### [Dataset entries]
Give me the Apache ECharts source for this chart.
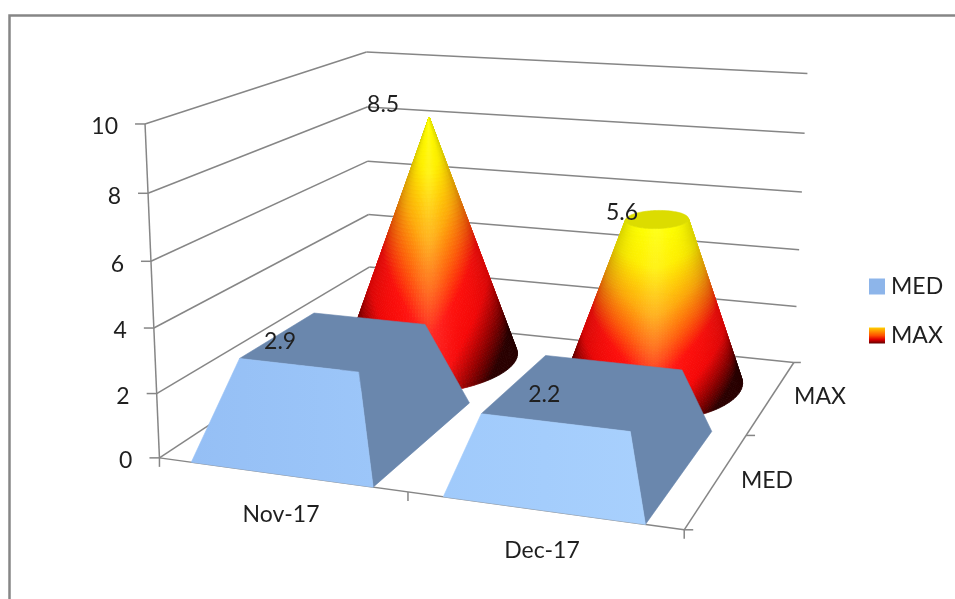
==
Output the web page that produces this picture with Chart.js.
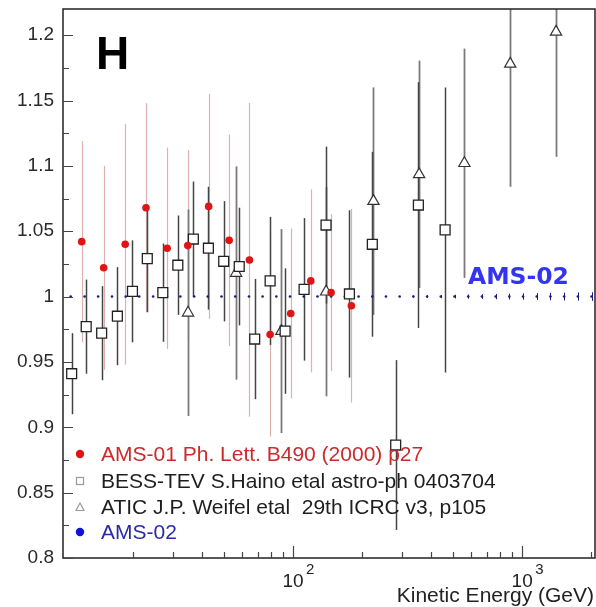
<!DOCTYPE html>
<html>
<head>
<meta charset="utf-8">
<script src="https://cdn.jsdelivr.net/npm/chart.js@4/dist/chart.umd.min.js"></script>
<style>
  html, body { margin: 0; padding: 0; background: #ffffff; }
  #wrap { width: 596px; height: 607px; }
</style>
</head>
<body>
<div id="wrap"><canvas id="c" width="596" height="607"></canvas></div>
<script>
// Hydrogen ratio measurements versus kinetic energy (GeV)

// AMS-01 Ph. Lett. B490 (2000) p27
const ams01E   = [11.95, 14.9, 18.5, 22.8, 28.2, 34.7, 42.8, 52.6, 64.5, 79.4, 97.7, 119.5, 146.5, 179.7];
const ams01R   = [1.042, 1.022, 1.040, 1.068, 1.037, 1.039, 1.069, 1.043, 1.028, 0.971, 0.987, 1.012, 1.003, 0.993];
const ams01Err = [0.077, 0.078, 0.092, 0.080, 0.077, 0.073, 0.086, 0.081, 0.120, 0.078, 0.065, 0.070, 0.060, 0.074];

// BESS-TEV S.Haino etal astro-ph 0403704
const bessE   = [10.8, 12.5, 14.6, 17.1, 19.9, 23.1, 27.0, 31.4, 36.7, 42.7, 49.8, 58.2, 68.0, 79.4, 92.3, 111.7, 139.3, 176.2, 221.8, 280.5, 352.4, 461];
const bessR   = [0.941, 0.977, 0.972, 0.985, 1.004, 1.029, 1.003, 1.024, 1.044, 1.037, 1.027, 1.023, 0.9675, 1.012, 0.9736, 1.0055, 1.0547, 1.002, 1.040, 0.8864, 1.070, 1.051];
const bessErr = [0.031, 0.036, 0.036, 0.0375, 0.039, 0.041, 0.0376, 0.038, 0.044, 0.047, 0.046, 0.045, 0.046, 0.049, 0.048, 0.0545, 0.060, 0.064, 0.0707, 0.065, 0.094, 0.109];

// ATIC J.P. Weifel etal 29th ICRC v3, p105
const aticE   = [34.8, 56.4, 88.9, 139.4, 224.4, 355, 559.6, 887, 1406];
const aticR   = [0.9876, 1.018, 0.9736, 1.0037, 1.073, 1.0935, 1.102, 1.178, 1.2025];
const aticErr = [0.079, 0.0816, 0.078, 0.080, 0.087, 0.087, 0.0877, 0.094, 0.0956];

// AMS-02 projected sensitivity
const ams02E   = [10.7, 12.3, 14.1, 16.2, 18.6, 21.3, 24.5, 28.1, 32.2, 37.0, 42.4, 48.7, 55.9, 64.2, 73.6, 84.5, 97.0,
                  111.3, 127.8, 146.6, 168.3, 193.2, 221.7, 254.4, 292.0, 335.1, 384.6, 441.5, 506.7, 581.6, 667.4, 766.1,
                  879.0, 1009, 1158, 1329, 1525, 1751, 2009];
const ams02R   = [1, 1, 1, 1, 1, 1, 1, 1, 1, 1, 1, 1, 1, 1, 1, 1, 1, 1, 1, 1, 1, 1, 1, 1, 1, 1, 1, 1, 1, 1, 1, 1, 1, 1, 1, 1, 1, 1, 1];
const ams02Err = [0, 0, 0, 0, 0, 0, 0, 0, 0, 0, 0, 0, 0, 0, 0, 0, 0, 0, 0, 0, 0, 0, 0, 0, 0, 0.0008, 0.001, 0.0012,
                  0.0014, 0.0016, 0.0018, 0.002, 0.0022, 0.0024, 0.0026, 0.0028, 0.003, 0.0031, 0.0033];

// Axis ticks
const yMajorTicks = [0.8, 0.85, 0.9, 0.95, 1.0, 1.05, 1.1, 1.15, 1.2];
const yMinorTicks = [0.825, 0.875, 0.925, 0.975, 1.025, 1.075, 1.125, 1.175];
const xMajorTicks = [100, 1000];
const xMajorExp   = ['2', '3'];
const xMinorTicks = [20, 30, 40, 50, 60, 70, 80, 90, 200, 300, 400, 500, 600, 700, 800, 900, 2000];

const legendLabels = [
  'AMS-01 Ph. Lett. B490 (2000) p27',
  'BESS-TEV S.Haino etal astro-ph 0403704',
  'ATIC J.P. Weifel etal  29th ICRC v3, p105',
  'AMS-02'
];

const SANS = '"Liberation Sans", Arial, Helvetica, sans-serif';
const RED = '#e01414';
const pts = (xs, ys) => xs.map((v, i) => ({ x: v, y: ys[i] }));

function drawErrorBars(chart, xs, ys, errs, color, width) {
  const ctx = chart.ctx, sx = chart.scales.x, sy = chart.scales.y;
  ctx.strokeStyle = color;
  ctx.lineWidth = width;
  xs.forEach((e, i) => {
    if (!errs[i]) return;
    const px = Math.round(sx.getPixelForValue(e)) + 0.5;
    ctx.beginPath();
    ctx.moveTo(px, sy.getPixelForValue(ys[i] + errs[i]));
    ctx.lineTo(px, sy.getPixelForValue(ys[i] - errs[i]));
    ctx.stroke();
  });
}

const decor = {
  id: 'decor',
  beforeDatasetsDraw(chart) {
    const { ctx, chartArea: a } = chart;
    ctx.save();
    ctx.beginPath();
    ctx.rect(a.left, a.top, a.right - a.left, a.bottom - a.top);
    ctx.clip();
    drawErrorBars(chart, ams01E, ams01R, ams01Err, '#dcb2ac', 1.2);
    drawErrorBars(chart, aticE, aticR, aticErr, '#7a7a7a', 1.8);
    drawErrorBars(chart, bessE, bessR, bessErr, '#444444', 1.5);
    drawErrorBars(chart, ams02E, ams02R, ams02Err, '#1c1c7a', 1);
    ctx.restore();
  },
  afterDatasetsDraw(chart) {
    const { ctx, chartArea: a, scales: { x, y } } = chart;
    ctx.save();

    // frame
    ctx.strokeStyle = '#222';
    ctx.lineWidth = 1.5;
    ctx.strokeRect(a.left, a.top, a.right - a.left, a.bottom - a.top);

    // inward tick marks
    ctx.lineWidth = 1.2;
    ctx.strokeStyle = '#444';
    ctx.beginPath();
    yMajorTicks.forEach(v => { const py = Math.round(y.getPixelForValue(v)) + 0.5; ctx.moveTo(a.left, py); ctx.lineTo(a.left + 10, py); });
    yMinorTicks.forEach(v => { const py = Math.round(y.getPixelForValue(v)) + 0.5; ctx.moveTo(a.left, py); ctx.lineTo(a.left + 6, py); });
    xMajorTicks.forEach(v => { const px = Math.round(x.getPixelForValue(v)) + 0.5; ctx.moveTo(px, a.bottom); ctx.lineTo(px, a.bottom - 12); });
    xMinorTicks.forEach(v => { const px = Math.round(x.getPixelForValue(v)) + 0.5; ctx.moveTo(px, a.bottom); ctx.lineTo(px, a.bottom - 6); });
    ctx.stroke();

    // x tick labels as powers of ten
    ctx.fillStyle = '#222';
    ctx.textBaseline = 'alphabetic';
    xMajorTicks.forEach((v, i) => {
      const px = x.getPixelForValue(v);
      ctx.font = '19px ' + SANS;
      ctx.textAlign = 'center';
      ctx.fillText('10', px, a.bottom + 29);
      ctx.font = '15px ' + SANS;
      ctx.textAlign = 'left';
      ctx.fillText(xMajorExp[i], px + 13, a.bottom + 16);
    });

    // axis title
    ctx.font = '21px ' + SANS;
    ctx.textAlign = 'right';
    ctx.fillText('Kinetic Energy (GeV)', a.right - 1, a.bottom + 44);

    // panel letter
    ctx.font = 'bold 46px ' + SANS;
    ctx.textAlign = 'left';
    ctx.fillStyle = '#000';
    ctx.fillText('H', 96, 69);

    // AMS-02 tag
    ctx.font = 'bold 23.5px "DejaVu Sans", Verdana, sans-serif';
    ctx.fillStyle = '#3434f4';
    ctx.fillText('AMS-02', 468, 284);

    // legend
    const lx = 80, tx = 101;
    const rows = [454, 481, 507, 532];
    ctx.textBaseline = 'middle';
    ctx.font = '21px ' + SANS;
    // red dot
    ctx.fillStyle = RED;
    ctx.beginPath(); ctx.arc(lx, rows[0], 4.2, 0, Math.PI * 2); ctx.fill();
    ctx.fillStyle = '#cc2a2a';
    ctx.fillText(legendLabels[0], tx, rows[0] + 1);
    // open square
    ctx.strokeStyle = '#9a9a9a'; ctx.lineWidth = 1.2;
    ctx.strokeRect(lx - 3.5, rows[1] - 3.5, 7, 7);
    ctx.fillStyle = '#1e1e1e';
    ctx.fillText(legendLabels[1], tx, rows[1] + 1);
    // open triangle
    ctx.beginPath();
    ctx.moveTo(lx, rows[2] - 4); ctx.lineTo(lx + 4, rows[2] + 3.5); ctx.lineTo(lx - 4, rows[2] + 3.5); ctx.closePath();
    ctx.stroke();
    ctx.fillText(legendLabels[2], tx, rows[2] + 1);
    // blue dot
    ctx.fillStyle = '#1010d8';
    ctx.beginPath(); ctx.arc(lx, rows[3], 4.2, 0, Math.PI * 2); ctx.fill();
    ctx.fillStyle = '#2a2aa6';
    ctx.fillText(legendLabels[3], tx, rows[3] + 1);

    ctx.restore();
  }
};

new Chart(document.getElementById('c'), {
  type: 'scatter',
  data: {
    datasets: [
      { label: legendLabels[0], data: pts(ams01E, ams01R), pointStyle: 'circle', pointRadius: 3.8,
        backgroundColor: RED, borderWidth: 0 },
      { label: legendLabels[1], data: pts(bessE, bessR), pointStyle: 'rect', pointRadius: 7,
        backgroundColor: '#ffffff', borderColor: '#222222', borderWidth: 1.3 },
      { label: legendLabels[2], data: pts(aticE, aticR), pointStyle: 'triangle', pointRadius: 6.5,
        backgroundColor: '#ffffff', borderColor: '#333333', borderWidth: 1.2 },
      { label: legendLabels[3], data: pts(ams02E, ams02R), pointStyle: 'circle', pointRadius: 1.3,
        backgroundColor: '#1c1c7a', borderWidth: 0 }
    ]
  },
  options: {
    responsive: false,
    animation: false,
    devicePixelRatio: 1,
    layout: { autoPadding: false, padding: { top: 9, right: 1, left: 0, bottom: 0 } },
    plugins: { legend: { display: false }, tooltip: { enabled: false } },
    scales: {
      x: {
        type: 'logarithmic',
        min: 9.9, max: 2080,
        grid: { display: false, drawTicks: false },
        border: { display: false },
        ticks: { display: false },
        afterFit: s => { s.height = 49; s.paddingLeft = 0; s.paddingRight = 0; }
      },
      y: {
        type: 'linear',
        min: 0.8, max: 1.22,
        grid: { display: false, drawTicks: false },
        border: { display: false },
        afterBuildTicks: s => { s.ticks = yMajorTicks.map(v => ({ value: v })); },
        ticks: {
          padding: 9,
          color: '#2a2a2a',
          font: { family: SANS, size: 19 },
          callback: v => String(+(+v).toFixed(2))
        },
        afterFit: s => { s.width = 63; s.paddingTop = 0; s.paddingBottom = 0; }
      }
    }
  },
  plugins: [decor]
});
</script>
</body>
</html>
---
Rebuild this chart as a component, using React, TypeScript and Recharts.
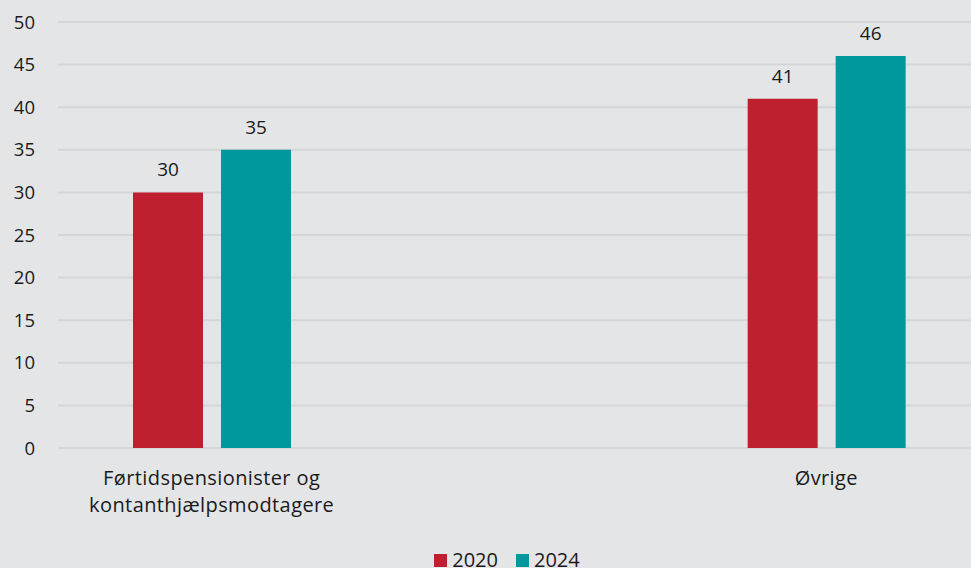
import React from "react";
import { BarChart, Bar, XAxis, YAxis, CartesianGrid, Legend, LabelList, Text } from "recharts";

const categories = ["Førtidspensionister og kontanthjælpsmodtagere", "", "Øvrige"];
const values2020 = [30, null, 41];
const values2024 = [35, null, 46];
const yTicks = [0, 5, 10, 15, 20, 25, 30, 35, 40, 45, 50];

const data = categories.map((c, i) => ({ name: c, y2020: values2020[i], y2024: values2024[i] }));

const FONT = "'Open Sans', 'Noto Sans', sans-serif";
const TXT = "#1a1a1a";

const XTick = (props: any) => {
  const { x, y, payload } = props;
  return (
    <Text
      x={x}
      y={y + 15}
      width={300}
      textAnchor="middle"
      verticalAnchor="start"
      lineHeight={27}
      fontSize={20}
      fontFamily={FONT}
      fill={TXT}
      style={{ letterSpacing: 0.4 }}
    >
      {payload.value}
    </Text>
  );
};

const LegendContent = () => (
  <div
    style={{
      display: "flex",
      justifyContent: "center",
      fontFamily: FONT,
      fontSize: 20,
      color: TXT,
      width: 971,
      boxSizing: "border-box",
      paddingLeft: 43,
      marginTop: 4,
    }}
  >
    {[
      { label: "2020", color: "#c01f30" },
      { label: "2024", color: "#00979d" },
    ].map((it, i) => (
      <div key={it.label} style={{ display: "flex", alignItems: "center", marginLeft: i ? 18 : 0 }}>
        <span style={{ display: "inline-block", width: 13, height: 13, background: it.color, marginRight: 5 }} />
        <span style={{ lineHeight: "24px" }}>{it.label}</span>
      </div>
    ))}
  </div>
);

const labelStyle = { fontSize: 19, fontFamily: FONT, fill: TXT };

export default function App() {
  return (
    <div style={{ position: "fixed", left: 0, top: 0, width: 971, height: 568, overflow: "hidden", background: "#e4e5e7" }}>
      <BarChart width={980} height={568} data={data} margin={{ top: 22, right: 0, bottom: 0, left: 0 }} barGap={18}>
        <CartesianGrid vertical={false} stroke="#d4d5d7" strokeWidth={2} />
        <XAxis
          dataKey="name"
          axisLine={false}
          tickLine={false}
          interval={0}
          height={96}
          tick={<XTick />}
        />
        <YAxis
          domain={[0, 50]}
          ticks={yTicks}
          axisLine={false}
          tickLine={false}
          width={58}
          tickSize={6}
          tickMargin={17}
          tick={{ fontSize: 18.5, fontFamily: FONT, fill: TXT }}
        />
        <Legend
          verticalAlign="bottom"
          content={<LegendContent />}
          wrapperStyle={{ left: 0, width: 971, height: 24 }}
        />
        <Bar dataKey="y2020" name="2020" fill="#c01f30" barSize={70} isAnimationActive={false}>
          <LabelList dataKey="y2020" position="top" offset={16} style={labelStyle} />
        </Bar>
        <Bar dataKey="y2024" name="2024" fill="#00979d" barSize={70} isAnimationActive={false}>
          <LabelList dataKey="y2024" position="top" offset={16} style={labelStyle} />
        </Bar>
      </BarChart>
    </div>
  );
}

### [Short problem]
Lines that include the word "this" are to be extracted from the data above.

### [Expected answer]
Give me the Apache ECharts source for this chart.
Output the web page that produces this picture with Chart.js.
Rebuild this chart as a component, using React, TypeScript and Recharts.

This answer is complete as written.